Update: From Tuesday morning's NY Times:"European transport ministers announced a plan to begin easing the six-day ban on aviation traffic around the Continent, but a new ash cloud spreading south from the erupting volcano in Iceland on Tuesday raised fresh concerns about arrangements to restore anything resembling normal schedules."
The UK government,
said the Guardian, has
"launched an unprecedented plan to bring home an estimated 200,000 people stranded abroad by the volcanic ash cloud – including possible deployment of the Royal Navy – as European airlines staged a series of successful test flights and urged governments to reassess flying restrictions."Though airlines were pressuring governments to lift restrictions, they are expected to remain in force through midweek.
Ryanair, Europe's largest short-haul carrier, cancelled all flights in northern Europe until Wednesday afternoon with BA and BMI scrapping schedules for tomorrow after Nats, the national air traffic controller, maintained a no-fly zone until at least 7pm [Monday]evening.There are airlines that fear bankruptcy because of this, and the Prime Minister warned ground transportation and ferry companies not to profiteer. But with thousands of UK citizens stranded in Europe, including school children on holiday, the government is considering using Navy vessels to bring them home.
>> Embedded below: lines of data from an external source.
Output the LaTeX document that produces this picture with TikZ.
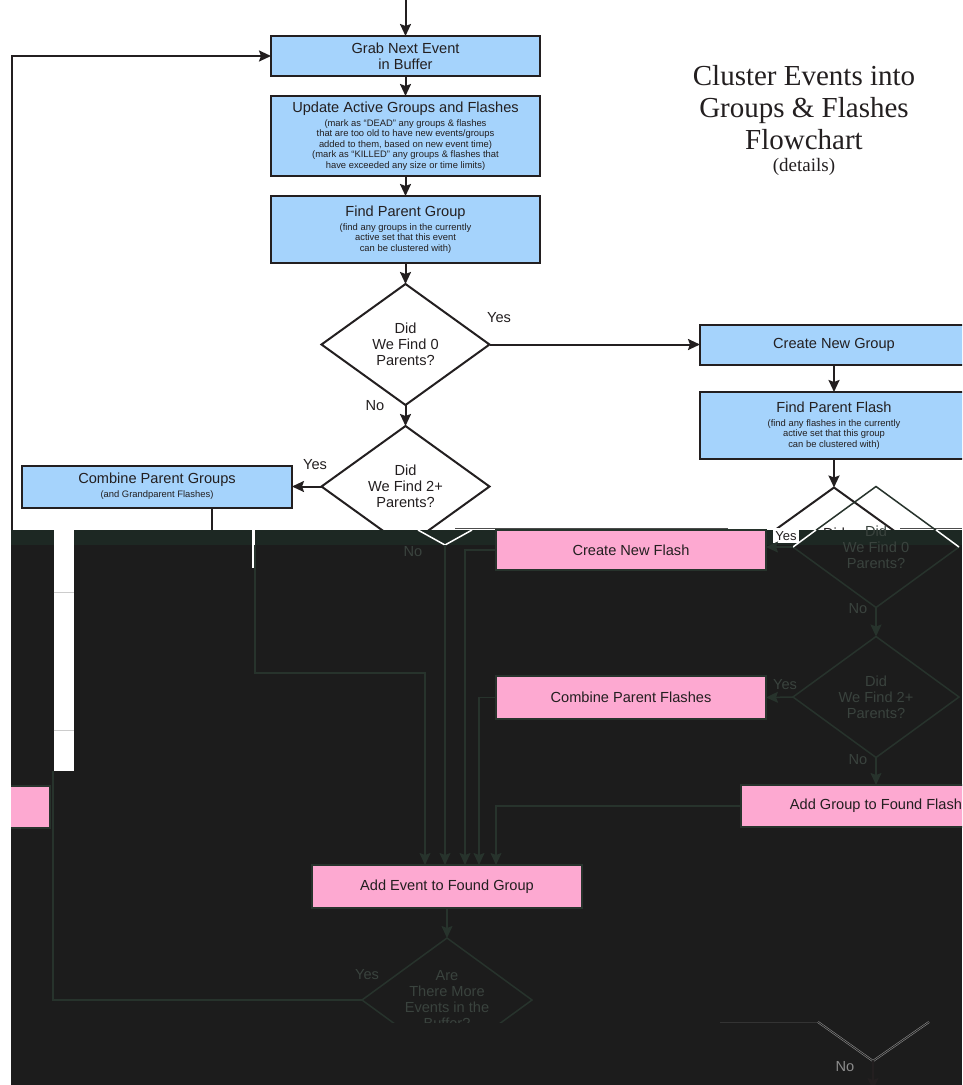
\documentclass[tikz,border=0pt]{standalone}
\usepackage{fontspec}
\setmainfont{Liberation Sans}
\newfontfamily\titlefont{Liberation Serif}
\usetikzlibrary{shapes.geometric,arrows.meta,calc}
\definecolor{ink}{HTML}{231F20}
\definecolor{boxblue}{HTML}{A5D3FC}
\definecolor{boxpink}{HTML}{FDA9D1}
\definecolor{darkbg}{HTML}{1C1C1C}
\definecolor{darkband}{HTML}{1D2823}
\definecolor{dkline}{HTML}{27332C}
\definecolor{dktext}{HTML}{3A433E}
\newcommand\smtxt{\fontsize{9.4}{10.5}\selectfont}
\newcommand\bigtxt{\fontsize{14.6}{16}\selectfont}
\tikzset{
  big/.style={font=\bigtxt},
  bluebox/.style={rectangle, draw=ink, fill=boxblue, line width=2pt, minimum width=269pt, text=ink, align=center, inner sep=2pt, outer sep=0pt, big},
  withsub/.style={font=\smtxt},
  decision/.style={diamond, aspect=1.4, draw=ink, line width=2pt, fill=white, minimum width=168pt, minimum height=121pt, inner sep=0pt, outer sep=0pt, align=center, text=ink, big},
  flow/.style={draw=ink, line width=2pt, -{Stealth[length=12pt,width=11pt,inset=2pt]}},
  plainline/.style={draw=ink, line width=2pt},
  lbl/.style={text=ink, big, inner sep=0pt},
  pinkbox/.style={rectangle, draw=dkline, fill=boxpink, line width=1.5pt, minimum width=270pt, text=ink, align=center, outer sep=0pt, big},
  dkdecision/.style={diamond, aspect=1.4, draw=dkline, line width=1.5pt, minimum width=166pt, minimum height=121pt, inner sep=0pt, outer sep=0pt, align=center, text=dktext, big},
  dkflow/.style={draw=dkline, line width=1.5pt, -{Stealth[length=12pt,width=11pt,inset=2pt]}},
  dkplain/.style={draw=dkline, line width=1.5pt},
  dklbl/.style={text=dktext, big, inner sep=0pt},
}
\begin{document}
\begin{tikzpicture}[x=1pt,y=-1pt]
\useasboundingbox (0,0) rectangle (962,1085);
\clip (0,0) rectangle (962,1085);
\fill[white] (0,0) rectangle (962,1085);

% ---------- top layer ----------
\node[bluebox, minimum height=40pt] (grab) at (405.5,56) {Grab Next Event\\in Buffer};
\node[bluebox, withsub, minimum height=80pt] (update) at (405.5,136) {\bigtxt Update Active Groups and Flashes\\[3pt](mark as “DEAD” any groups \& flashes\\that are too old to have new events/groups\\added to them, based on new event time)\\(mark as “KILLED” any groups \& flashes that\\have exceeded any size or time limits)};
\node[bluebox, withsub, minimum height=67pt] (findpg) at (405.5,229.5) {\bigtxt Find Parent Group\\[3.5pt](find any groups in the currently\\active set that this event\\can be clustered with)};
\node[decision] (d1) at (405.5,344.5) {Did\\We Find 0\\Parents?};
\node[decision] (d2) at (405.5,486.5) {Did\\We Find 2+\\Parents?};
\node[bluebox, withsub, minimum width=270pt, minimum height=42pt] (cpg) at (157,486.5) {\bigtxt Combine Parent Groups\\[3.5pt](and Grandparent Flashes)};
\node[bluebox, minimum width=268pt, minimum height=40pt] (cng) at (834,344.5) {Create New Group};
\node[bluebox, withsub, minimum width=268pt, minimum height=67pt] (fpf) at (834,425.5) {\bigtxt Find Parent Flash\\[3.5pt](find any flashes in the currently\\active set that this group\\can be clustered with)};
\node[decision] (d3) at (834,548) {};
\node[lbl] (d3txt) at (834,533) {Did};

\node[font=\titlefont\fontsize{29}{32}\selectfont, text=ink, align=center] (title) at (804,108) {Cluster Events into\\Groups \& Flashes\\Flowchart};
\node[font=\titlefont\fontsize{19}{20}\selectfont, text=ink] (details) at (804,167) {(details)};

\coordinate (start) at (405.5,0);
\draw[flow] (start) -- (grab.north);
\draw[flow] (grab.south) -- (update.north);
\draw[flow] (update.south) -- (findpg.north);
\draw[flow] (findpg.south) -- (d1.north);
\draw[flow] (d1.east) -- (cng.west);
\draw[flow] (d1.south) -- (d2.north);
\draw[flow] (d2.west) -- (cpg.east);
\draw[flow] (cng.south) -- (fpf.north);
\draw[flow] (fpf.south) -- (d3.north);
\coordinate (cpgdown) at (212,532);
\draw[plainline] (cpg.south -| cpgdown) -- (cpgdown);
\coordinate (loopin) at (12,532);
\draw[flow] (loopin) |- (grab.west);

\node[lbl] (yes1) at (499,318) {Yes};
\node[lbl] (no1) at (375,406) {No};
\node[lbl] (yes2) at (315,465) {Yes};

% ---------- dark layer ----------
\fill[darkbg] (11,530) rectangle (962,1085);
\fill[darkband] (11,530) rectangle (962,545);
\fill[white] (53.5,530) rectangle (74,771);
\draw[black!20, line width=0.8pt] (53.5,592) -- (74,592) (53.5,730) -- (74,730);
\fill[white] (252,530) rectangle (255,568);
\draw[black!70, line width=0.8pt] (455,528.5) -- (728,528.5) (900,528.5) -- (962,528.5);

\node[pinkbox, minimum height=40pt] (cnf) at (631,550) {Create New Flash};
\node[pinkbox, minimum height=43pt] (cpf) at (631,697.5) {Combine Parent Flashes};
\node[pinkbox, minimum height=42pt] (agf) at (876,806) {Add Group to Found Flash};
\node[pinkbox, minimum height=43pt] (aeg) at (447,886.5) {Add Event to Found Group};
\begin{scope}
\clip (11,700) rectangle (100,900);
\node[pinkbox, minimum height=42pt] (ppink) at (-85,807) {};
\end{scope}

\node[dkdecision] (dd3) at (876,547) {Did\\We Find 0\\Parents?};
\node[dkdecision] (dd4) at (876,697) {Did\\We Find 2+\\Parents?};
\begin{scope}
\clip (0,0) rectangle (962,1022);
\node[dkdecision, minimum width=170pt, minimum height=124pt] (dd5) at (447,1000) {Are\\There More\\Events in the\\Buffer?};
\node[dklbl] (yes5) at (367,975) {Yes};
\end{scope}

% white outline traces in the band
\coordinate (dd2bot) at (445,545);
\draw[white, line width=1.5pt] (418,530) -- (dd2bot) -- (472,530);
\draw[white, line width=1.5pt] (dd3.west) -- (816,530) (936,530) -- (dd3.east);
\fill[white] (773,528) rectangle (799,543);
\node[lbl, font=\fontsize{13}{14}\selectfont] (yes3) at (786,536) {Yes};

% dark connectors
\coordinate (c255) at (255,545);
\coordinate (c425) at (425,673);
\coordinate (x465) at (465,0);
\coordinate (x479) at (479,0);
\coordinate (x496) at (496,0);
\draw[dkflow] (c255) |- (c425) -- (c425 |- aeg.north);
\draw[dkflow] (dd2bot) -- (dd2bot |- aeg.north);
\draw[dkflow] (cnf.west) -| (x465 |- aeg.north);
\draw[dkflow] (cpf.west) -| (x479 |- aeg.north);
\draw[dkflow] (agf.west) -| (x496 |- aeg.north);
\draw[dkflow] (dd3.west) -- (dd3.west -| cnf.east);
\draw[dkflow] (dd3.south) -- (dd4.north);
\draw[dkflow] (dd4.west) -- (cpf.east);
\draw[dkflow] (dd4.south) -- (agf.north);
\draw[dkflow] (aeg.south) -- (dd5.north);
\coordinate (lloop) at (53,771);
\draw[dkplain] (dd5.west) -| (lloop);

\node[dklbl] (no2) at (413,552) {No};
\node[dklbl] (no3) at (858,609) {No};
\node[dklbl] (yes4) at (785,685) {Yes};
\node[dklbl] (no4) at (858,760) {No};

% bottom-right trace
\draw[black!80, line width=0.6pt] (720,1022) -- (818,1022);
\coordinate (vl) at (818,1022);
\coordinate (vb) at (873,1061);
\coordinate (vr) at (929,1022);
\draw[draw=black!45, double=darkbg, double distance=0.8pt, line width=0.6pt] (vl) -- (vb) -- (vr);
\coordinate (vout) at (873,1090);
\draw[flow, line width=1.5pt] (vb) -- (vout);
\node[text=black!45, big, inner sep=0pt] (no5) at (845,1067) {No};
\end{tikzpicture}
\end{document}
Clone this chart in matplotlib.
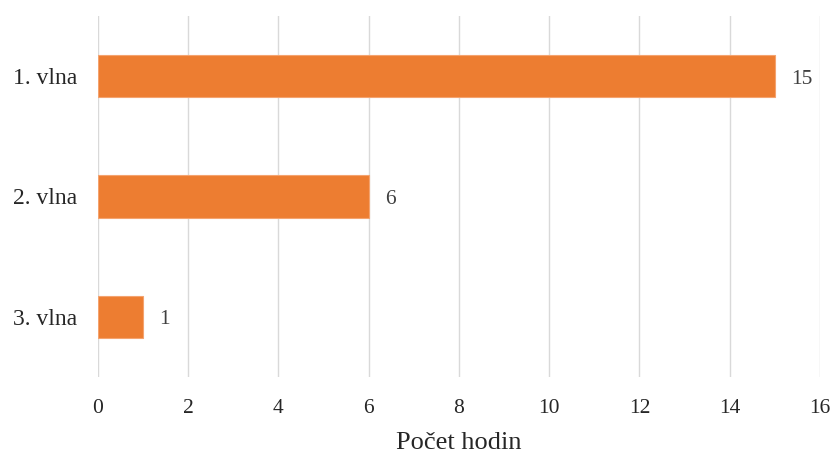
import matplotlib.pyplot as plt

categories = ['1. vlna', '2. vlna', '3. vlna']
hours = [15, 6, 1]
xticks = list(range(0, 17, 2))

plt.rcParams['font.family'] = ['Liberation Serif', 'DejaVu Serif']

fig = plt.figure(figsize=(8.34, 4.53), dpi=100)
ax = fig.add_axes([0.1175, 0.1678, 0.8657, 0.7969])

pos = list(range(len(categories)))
bars = ax.barh(pos, hours, height=0.35, color='#ED7D31', edgecolor='#F4A36F', linewidth=0.8, zorder=3)

# hodnoty vedle sloupcu
for b, v in zip(bars, hours):
    ax.annotate(str(v), (b.get_width(), b.get_y() + b.get_height() / 2),
                xytext=(16, -3), textcoords='offset pixels',
                va='center', ha='left', fontsize=15.5, color='#404040')

ax.set_ylim(len(categories) - 0.5, -0.5)
ax.set_yticks(pos)
ax.set_yticklabels(categories, fontsize=17, color='#262626')
ax.set_xlim(0, 16)
ax.set_xticks(xticks)
ax.set_xticklabels([str(t) for t in xticks], fontsize=15.5, color='#262626')
ax.set_xlabel('Počet hodin', fontsize=19, color='#262626', labelpad=10)

ax.grid(axis='x', color='#D9D9D9', linewidth=1, zorder=0)
for s in ax.spines.values():
    s.set_visible(False)
ax.tick_params(axis='x', length=0, pad=16)
ax.tick_params(axis='y', length=0, pad=15)

fig.savefig('out.png', dpi=100)
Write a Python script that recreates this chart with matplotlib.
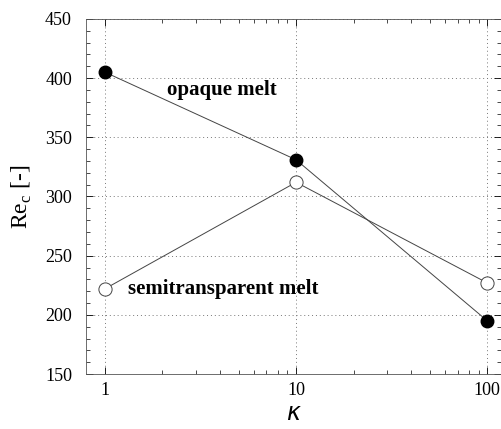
import numpy as np
import matplotlib.pyplot as plt
from matplotlib.ticker import MultipleLocator, FixedLocator, NullFormatter

kappa = [1, 10, 100]
re_opaque = [405, 331, 195]
re_semi = [222, 312, 227]

plt.rcParams['font.family'] = 'Liberation Serif'

fig = plt.figure(figsize=(5.02, 4.29), dpi=100)
ax = fig.add_axes([0.171, 0.128, 0.827, 0.828])

ax.plot(kappa, re_opaque, color='#444444', lw=0.7, marker='o', ms=9,
        mfc='black', mec='black', zorder=3)
ax.plot(kappa, re_semi, color='#444444', lw=0.7, marker='o', ms=9.5,
        mfc='white', mec='#444444', mew=0.7, zorder=3)

ax.set_xscale('log')
ax.set_xlim(0.795, 118)
ax.set_ylim(150, 450)
ax.set_xticks([1, 10, 100])
ax.set_xticklabels(['1', '10', '100'])
ax.xaxis.set_minor_locator(FixedLocator([d * m for d in [1, 10] for m in range(2, 10)]))
ax.xaxis.set_minor_formatter(NullFormatter())
ax.yaxis.set_major_locator(MultipleLocator(50))
ax.yaxis.set_minor_locator(MultipleLocator(10))

ax.tick_params(which='both', direction='in', top=True, right=True, labelsize=13)
ax.tick_params(axis='y', pad=10)
ax.tick_params(axis='x', pad=6)
ax.tick_params(which='major', length=5, width=0.6)
ax.tick_params(which='minor', length=3, width=0.5)
for s in ax.spines.values():
    s.set_linewidth(0.6)
    s.set_color('#555555')

ax.grid(True, which='major', linestyle=(0, (1, 3)), color='#777777', lw=0.7)

# curve labels
ax.text(2.11, 390, 'opaque melt', fontsize=15, fontweight='bold', va='center')
ax.text(1.32, 222, 'semitransparent melt', fontsize=15, fontweight='bold', va='center')

ax.set_ylabel(r'Re$_{\mathregular{c}}$ [-]', fontsize=17, labelpad=8)
ax.set_xlabel('κ', fontsize=17, family='DejaVu Sans', style='italic', labelpad=1)

fig.savefig('out.png', dpi=100)
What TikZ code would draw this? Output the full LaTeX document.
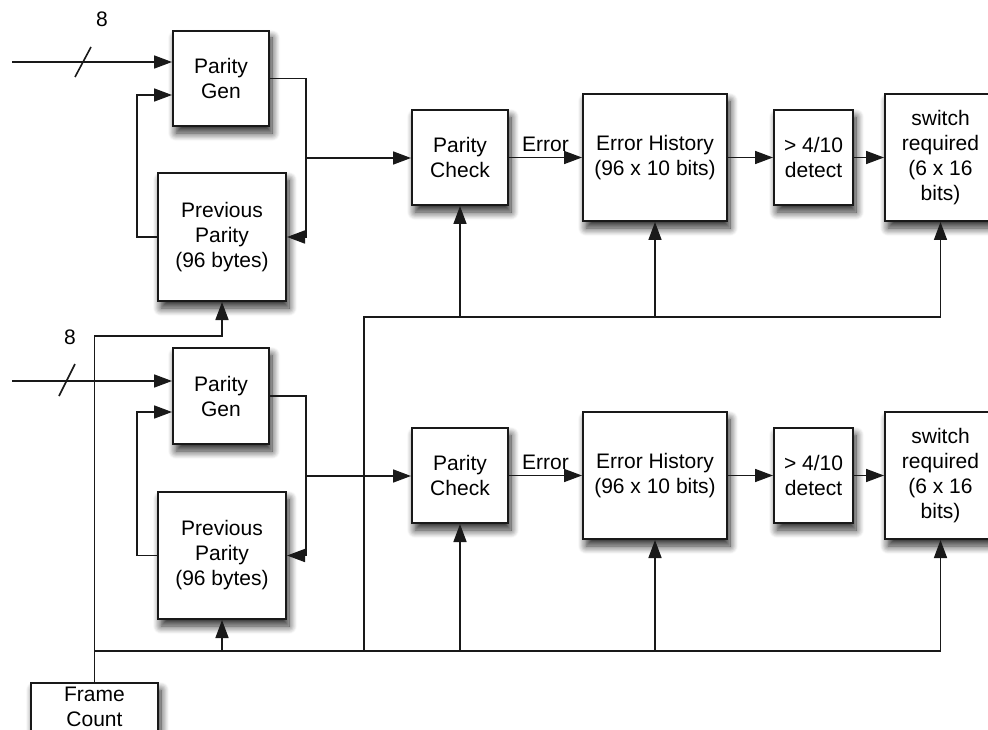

If they do, it could be this generation's version of Dunkirk--the flotilla of boats that rescued what was left of British forces in France against the advancing German army early in World War II. But this time, it's not a mighty military force, but the atmosphere, and tiny particles in the air from a volcano in distant Iceland.
Meanwhile, the ripple effect continues--and it ripples out to the farm fields of
Kenya.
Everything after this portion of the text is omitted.